Data section
━━━━━━━━━━━━━━━━━━━━━━━━━━━━━━

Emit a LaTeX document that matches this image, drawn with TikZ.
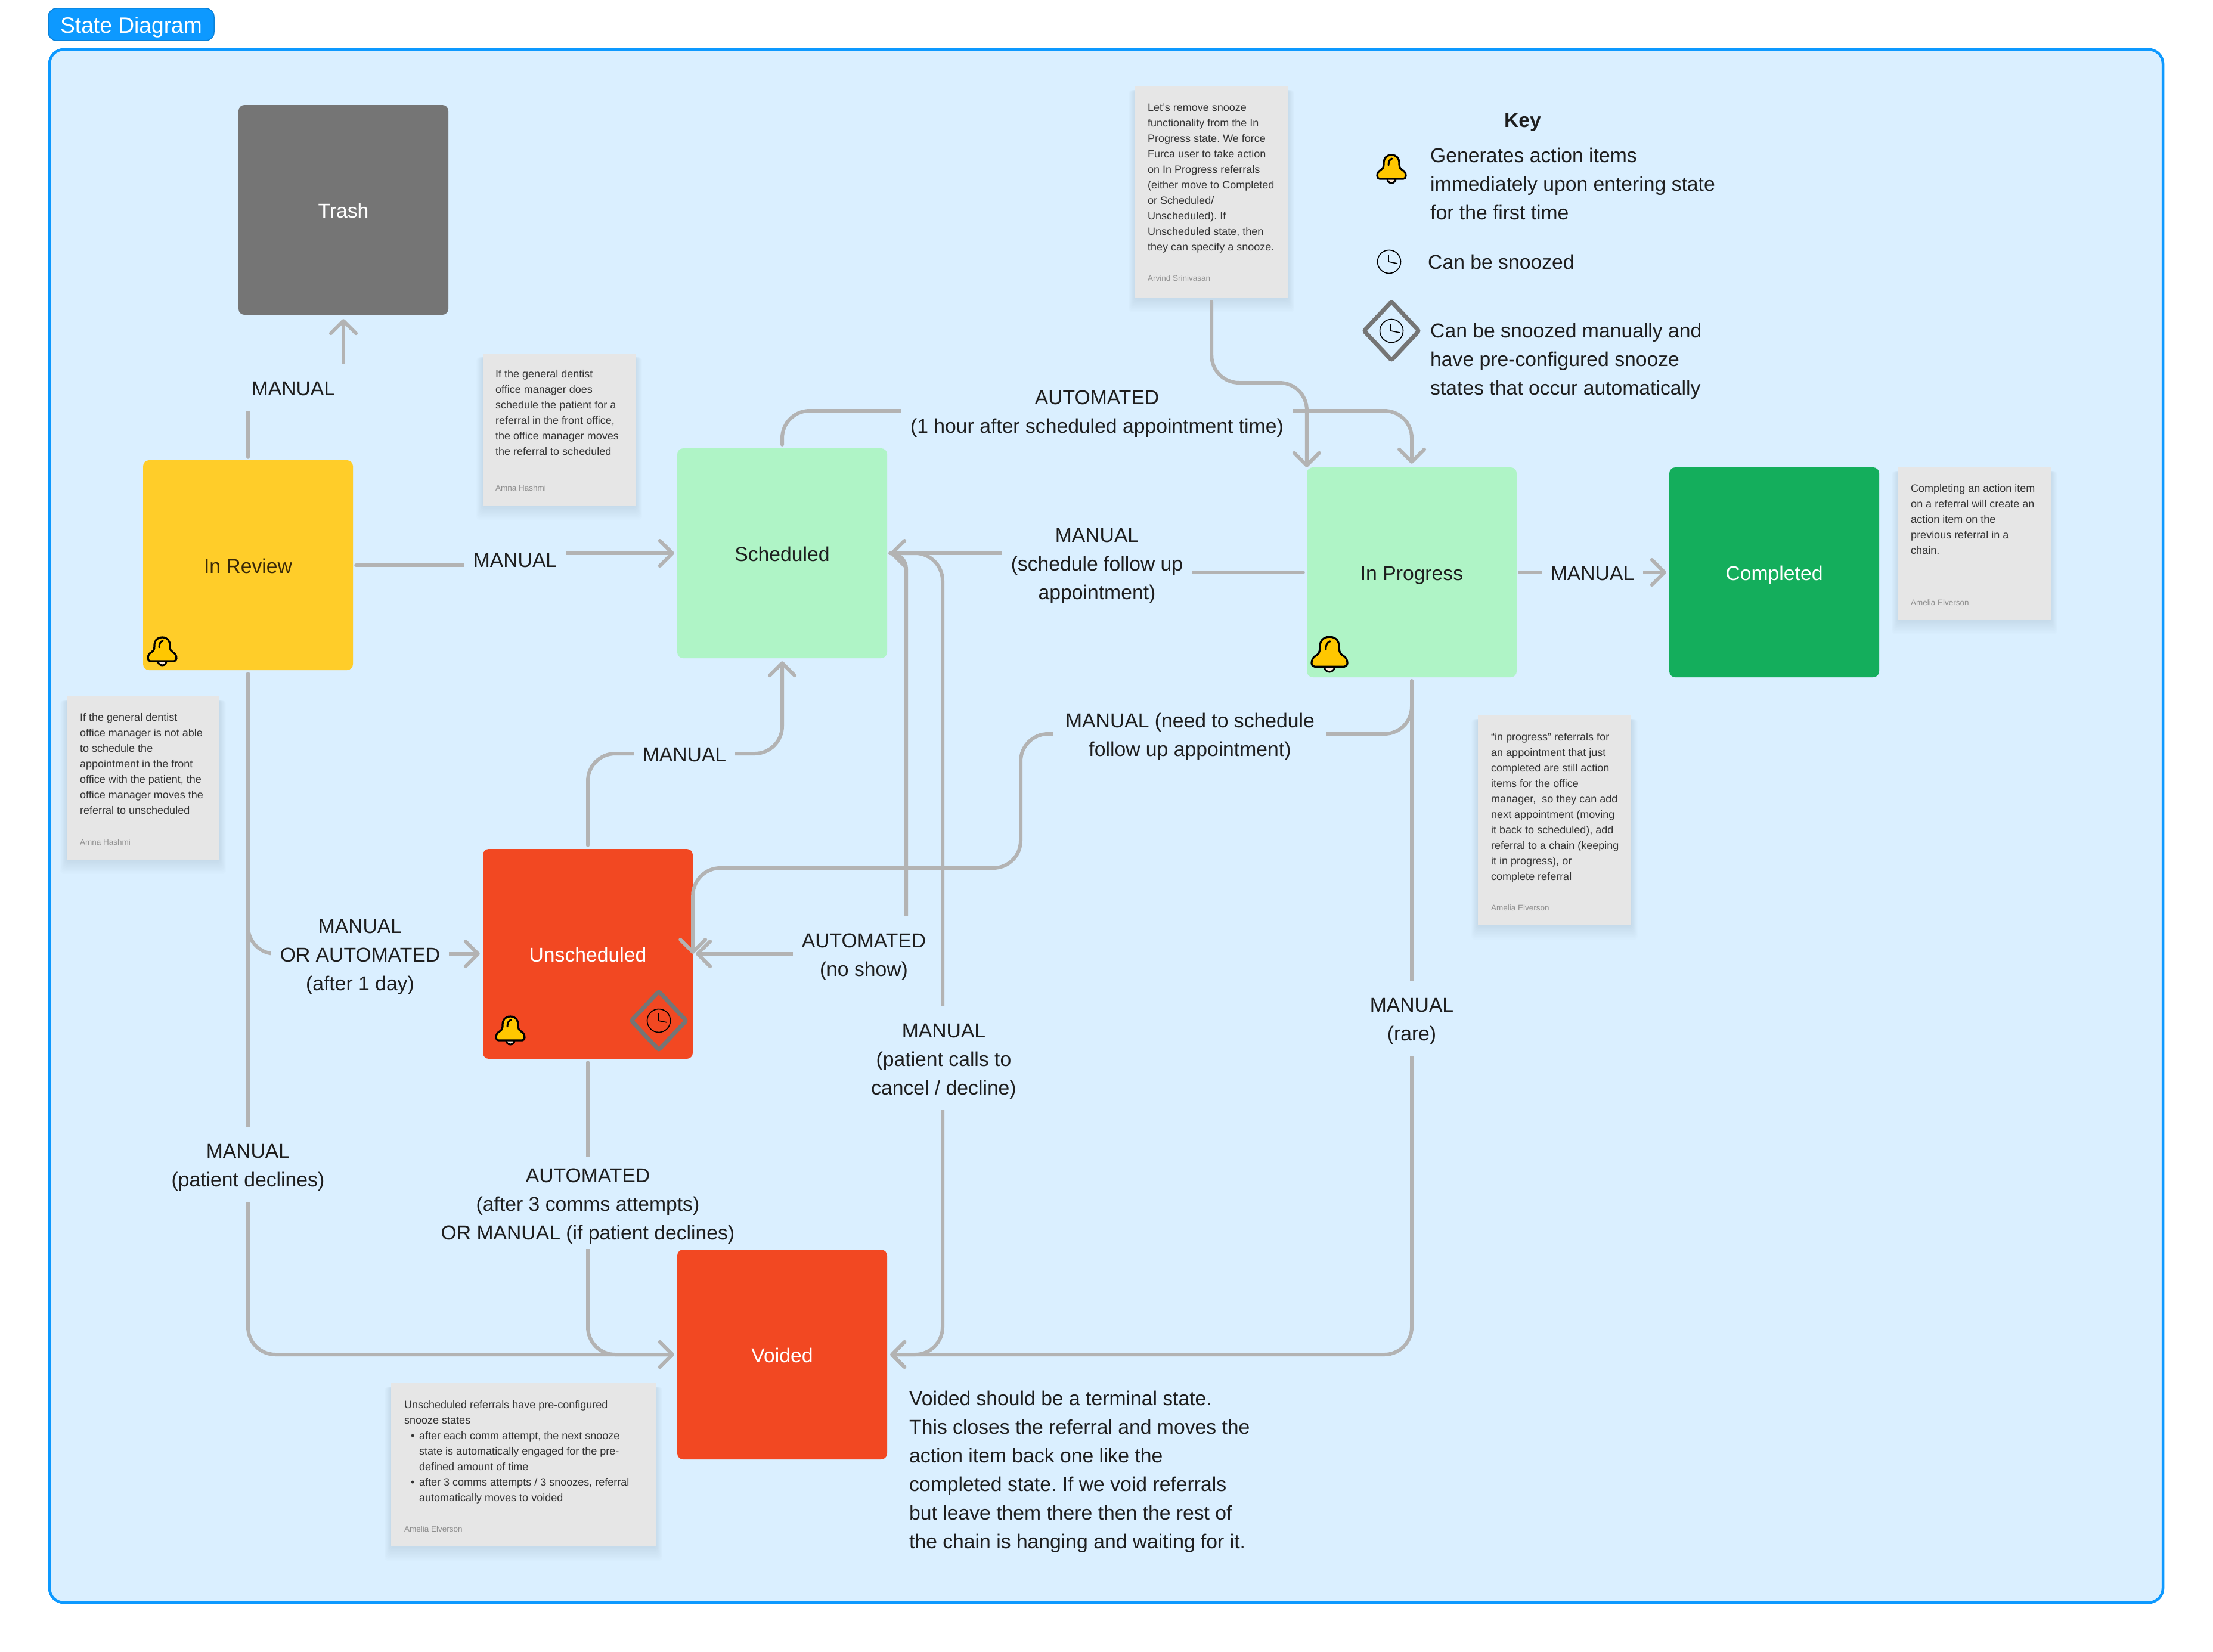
\documentclass[tikz,border=0pt]{standalone}
\usepackage{fontspec}
\setmainfont{Liberation Sans}
\usetikzlibrary{arrows.meta,calc}
\definecolor{panelfill}{HTML}{DAEFFF}
\definecolor{panelline}{HTML}{0D99FF}
\definecolor{linegray}{HTML}{B3B3B3}
\definecolor{inkdark}{HTML}{1E1E1E}
\definecolor{cardfill}{HTML}{E6E6E6}
\definecolor{cardtext}{HTML}{333333}
\definecolor{cardauth}{HTML}{8F8F8F}
\definecolor{bellyellow}{HTML}{FFC700}
\definecolor{grayicon}{HTML}{757575}
\frenchspacing
\newcommand{\bigrule}{\rule[-11pt]{0pt}{48pt}}
\newcommand{\smallrule}{\rule[-6.5pt]{0pt}{26pt}}
\tikzset{
  statebox/.style={rectangle,rounded corners=10pt,minimum width=352pt,minimum height=352pt,inner sep=0pt,text=white,text height=26pt,text depth=0pt,font=\fontsize{33.7}{48}\selectfont},
  lbl/.style={fill=panelfill,inner xsep=15pt,inner ysep=15pt,align=center,text=inkdark,font=\fontsize{33.7}{48}\selectfont,execute at begin node=\bigrule,execute at end node=\bigrule},
  plain/.style={inner sep=0pt,align=left,anchor=north west,text=inkdark,font=\fontsize{33.7}{48}\selectfont,execute at begin node=\bigrule,execute at end node=\bigrule},
  cardbox/.style={rectangle,fill=cardfill,inner sep=0pt,anchor=north west},
  cardtxt/.style={inner sep=0pt,align=left,anchor=north west,text=cardtext,font=\fontsize{18}{26}\selectfont,execute at begin node=\smallrule,execute at end node=\smallrule},
  cardaut/.style={inner sep=0pt,anchor=west,text=cardauth,font=\fontsize{13.5}{18}\selectfont},
  conn/.style={draw=linegray,line width=6pt,line cap=round,line join=round,rounded corners=46pt},
  sharpconn/.style={draw=linegray,line width=6pt,line cap=round,line join=round},
  head/.style={-{Straight Barb[length=21pt,width=42pt,round]}},
  bellicon/.pic={
    \draw[fill=white!85!orange,draw=black,line width=3pt] (0,17) circle (7);
    \draw[fill=bellyellow,draw=black,line width=3.2pt,line join=round]
      (0,-23) .. controls (9,-23) and (13,-17) .. (13,-9)
      .. controls (13,-1) and (15,0) .. (18,2)
      .. controls (22,4) and (24,8) .. (24,12)
      .. controls (24,15) and (22,17) .. (20,17) -- (-20,17)
      .. controls (-22,17) and (-24,15) .. (-24,12)
      .. controls (-24,8) and (-22,4) .. (-18,2)
      .. controls (-15,0) and (-13,-1) .. (-13,-9)
      .. controls (-13,-17) and (-9,-23) .. (0,-23) -- cycle;
    \draw[line width=3pt,line cap=round] (-5,-6) .. controls (-5,-12) and (-3,-16) .. (1,-17);
  },
  clockicon/.pic={
    \draw[black,line width=1.6pt] (0,0) circle (19.5);
    \draw[black,line width=1.6pt] (-1,-12) -- (-1,0) -- (14,3);
  },
  snoozeicon/.pic={
    \draw[grayicon,line width=7pt,rounded corners=3pt] (0,-49) -- (46,0) -- (0,49) -- (-46,0) -- cycle;
    \path (0,0) pic {clockicon};
  }
}
\newcommand{\notecard}[5]{%
  \foreach \i in {1,...,10}{\fill[black,opacity=0.009,rounded corners=6pt] ({#2-\i*1.1},{#3+6}) rectangle ({#2+#4+\i*1.1},{#3+#5+\i*2.4});}
  \node[cardbox,minimum width=#4pt,minimum height=#5pt] (#1) at (#2,#3) {};
}
\begin{document}
\begin{tikzpicture}[x=1pt,y=-1pt]
\fill[white] (0,0) rectangle (3712,2770);
\path[use as bounding box] (0,0) rectangle (3712,2770);
% frame and tag
\draw[panelline,fill=panelfill,line width=4.5pt,rounded corners=24pt] (83,83) rectangle (3628,2688);
\node[rectangle,fill=panelline,draw=panelline!85!black,line width=1.5pt,rounded corners=14pt,minimum width=278pt,minimum height=54pt,inner sep=0pt,text=white,text height=30pt,text depth=0pt,font=\fontsize{37.2}{44}\selectfont] (tag) at (220,41) {State Diagram};
% states
\node[statebox,fill=grayicon] (trash) at (576,352) {Trash};
\node[statebox,fill={rgb,255:red,255;green,205;blue,41},text={rgb,255:red,56;green,40;blue,8}] (review) at (416,948) {In Review};
\node[statebox,fill={rgb,255:red,175;green,244;blue,198},text=inkdark] (sched) at (1312,928) {Scheduled};
\node[statebox,fill={rgb,255:red,175;green,244;blue,198},text=inkdark] (prog) at (2368,960) {In Progress};
\node[statebox,fill={rgb,255:red,20;green,174;blue,92}] (comp) at (2976,960) {Completed};
\node[statebox,fill={rgb,255:red,242;green,72;blue,34}] (uns) at (986,1600) {Unscheduled};
\node[statebox,fill={rgb,255:red,242;green,72;blue,34}] (void) at (1312,2272) {Voided};
% sticky notes
\notecard{nAmnaA}{810}{593}{256}{255}
\notecard{nArvind}{1904}{145}{256}{355}
\notecard{nComp}{3184}{784}{256}{256}
\notecard{nAmnaB}{112}{1168}{256}{274}
\notecard{nProg}{2479}{1200}{257}{352}
\notecard{nUns}{656}{2320}{444}{274}
\node[cardtxt] (tA) at (831,614) {\smallrule If the general dentist\\office manager does\\schedule the patient for a\\referral in the front office,\\the office manager moves\\the referral to scheduled};
\node[cardaut] (aA) at (831,819) {Amna Hashmi};
\node[cardtxt] (tB) at (1925,166.5) {\smallrule Let’s remove snooze\\functionality from the In\\Progress state. We force\\Furca user to take action\\on In Progress referrals\\(either move to Completed\\or Scheduled/\\Unscheduled). If\\Unscheduled state, then\\they can specify a snooze.};
\node[cardaut] (aB) at (1925,467) {Arvind Srinivasan};
\node[cardtxt] (tC) at (3205,806) {\smallrule Completing an action item\\on a referral will create an\\action item on the\\previous referral in a\\chain.};
\node[cardaut] (aC) at (3205,1011) {Amelia Elverson};
\node[cardtxt] (tD) at (134,1190) {\smallrule If the general dentist\\office manager is not able\\to schedule the\\appointment in the front\\office with the patient, the\\office manager moves the\\referral to unscheduled};
\node[cardaut] (aD) at (134,1413) {Amna Hashmi};
\node[cardtxt] (tE) at (2501,1223) {\smallrule “in progress” referrals for\\an appointment that just\\completed are still action\\items for the office\\manager,\ \ so they can add\\next appointment (moving\\it back to scheduled), add\\referral to a chain (keeping\\it in progress), or\\complete referral};
\node[cardaut] (aE) at (2501,1523) {Amelia Elverson};
\node[cardtxt] (tF) at (678,2343) {\smallrule Unscheduled referrals have pre-configured\\snooze states\\\makebox[25pt][l]{\hspace{11pt}•}after each comm attempt, the next snooze\\\hspace*{25pt}state is automatically engaged for the pre-\\\hspace*{25pt}defined amount of time\\\makebox[25pt][l]{\hspace{11pt}•}after 3 comms attempts / 3 snoozes, referral\\\hspace*{25pt}automatically moves to voided};
\node[cardaut] (aF) at (678,2565) {Amelia Elverson};
% route points
\coordinate (lm1) at (492,650);
\coordinate (lm2) at (864,938);
\coordinate (lm3) at (1840,689);
\coordinate (lm5) at (1840,944);
\coordinate (wa) at (1520,1600);
\coordinate (wb) at (1581,2272);
\coordinate (wc) at (1712,1231);
\coordinate (wd) at (1712,1456);
\coordinate (we) at (2192,642);
\coordinate (lm10) at (1148,1264);
\draw[sharpconn,head,shorten <=5pt,shorten >=7pt] (review.north) |- (lm1) -| (trash.south);
\draw[sharpconn,head,shorten <=5pt,shorten >=5pt] (review.east) -| (lm2) |- (sched.west);
\draw[conn,head,shorten <=6pt,shorten >=6pt] (sched.north) |- (lm3) -| (prog.north);
\draw[sharpconn,head,shorten <=6pt,shorten >=5pt] (prog.west) -| (lm5) |- (sched.east);
\draw[conn,head,rounded corners=26pt,shorten <=5pt,shorten >=5pt] (sched.east) -| (wa) -- (uns.east);
\draw[conn,head,shorten <=5pt,shorten >=5pt] (sched.east) -| (wb) -- (void.east);
\draw[conn,head,shorten <=6pt,shorten >=5pt] (prog.south) |- (void.east);
\draw[conn,head,shorten <=6pt] (prog.south) |- (wc) -- (wd) -| (uns.east);
\draw[conn,head,shorten <=6pt,shorten >=5pt] (uns.north) |- (lm10) -| (sched.south);
\draw[conn,head,shorten <=6pt,shorten >=5pt] (review.south) |- (uns.west);
\draw[conn,head,shorten <=6pt,shorten >=5pt] (review.south) |- (void.west);
\draw[conn,head,shorten <=6pt,shorten >=5pt] (uns.south) |- (void.west);
\draw[sharpconn,head,shorten <=5pt,shorten >=5pt] (prog.east) -- (comp.west);
% labels
\node[lbl,minimum width=176pt] (l1) at (492,650) {MANUAL};
\node[lbl,minimum width=166pt] (l2) at (864,938) {MANUAL};
\node[lbl] (l3) at (1840,689) {\bigrule AUTOMATED\\(1 hour after scheduled appointment time)};
\node[lbl] (l5) at (1840,944) {\bigrule MANUAL\\(schedule follow up\\appointment)};
\node[lbl] (l6) at (1449,1600) {\bigrule AUTOMATED\\(no show)};
\node[lbl] (l7) at (1583,1775) {\bigrule MANUAL\\(patient calls to\\cancel / decline)};
\node[lbl] (l8) at (2368,1708) {\bigrule MANUAL\\(rare)};
\node[lbl,inner xsep=20pt] (l9) at (1996,1231) {\bigrule MANUAL (need to schedule\\follow up appointment)};
\node[lbl] (l10) at (1148,1264) {MANUAL};
\node[lbl] (l11) at (604,1600) {\bigrule MANUAL\\OR AUTOMATED\\(after 1 day)};
\node[lbl] (l12) at (416,1953) {\bigrule MANUAL\\(patient declines)};
\node[lbl,inner ysep=5pt] (l13) at (986,2018) {\bigrule AUTOMATED\\(after 3 comms attempts)\\OR MANUAL (if patient declines)};
\node[lbl] (lC) at (2671,960) {MANUAL};
% note connector runs above the label boxes
\draw[conn,head,shorten <=6pt] (nArvind.south) |- (we) -- (prog.north west);
% free text
\node[plain] (vtxt) at (1525,2320) {\bigrule Voided should be a terminal state.\\This closes the referral and moves the\\action item back one like the\\completed state. If we void referrals\\but leave them there then the rest of\\the chain is hanging and waiting for it.};
\node[plain,font=\fontsize{33.7}{48}\selectfont\bfseries,anchor=center] (keyh) at (2554,200) {Key};
\node[plain] (k1) at (2399,235) {\bigrule Generates action items\\immediately upon entering state\\for the first time};
\node[plain] (k2) at (2395,414) {Can be snoozed};
\node[plain] (k3) at (2399,529) {\bigrule Can be snoozed manually and\\have pre-configured snooze\\states that occur automatically};
% icons
\path (272,1092) pic {bellicon};
\path (856,1728) pic {bellicon};
\path (2230,1097) pic[scale=1.25] {bellicon};
\path (2334,283) pic {bellicon};
\path (2330,439) pic {clockicon};
\path (2334,555) pic {snoozeicon};
\path (1105,1712) pic {snoozeicon};
\end{tikzpicture}
\end{document}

━━━━━━━━━━━━━━━━━━━━━━━━━━━━━━

Given problem
Copy every line of the listing where the word "that" appears.

Task solution
Emit a LaTeX document that matches this image, drawn with TikZ.
\node[cardtxt] (tE) at (2501,1223) {\smallrule “in progress” referrals for\\an appointment that just\\completed are still action\\items for the office\\manager,\ \ so they can add\\next appointment (moving\\it back to scheduled), add\\referral to a chain (keeping\\it in progress), or\\complete referral};
\node[plain] (k3) at (2399,529) {\bigrule Can be snoozed manually and\\have pre-configured snooze\\states that occur automatically};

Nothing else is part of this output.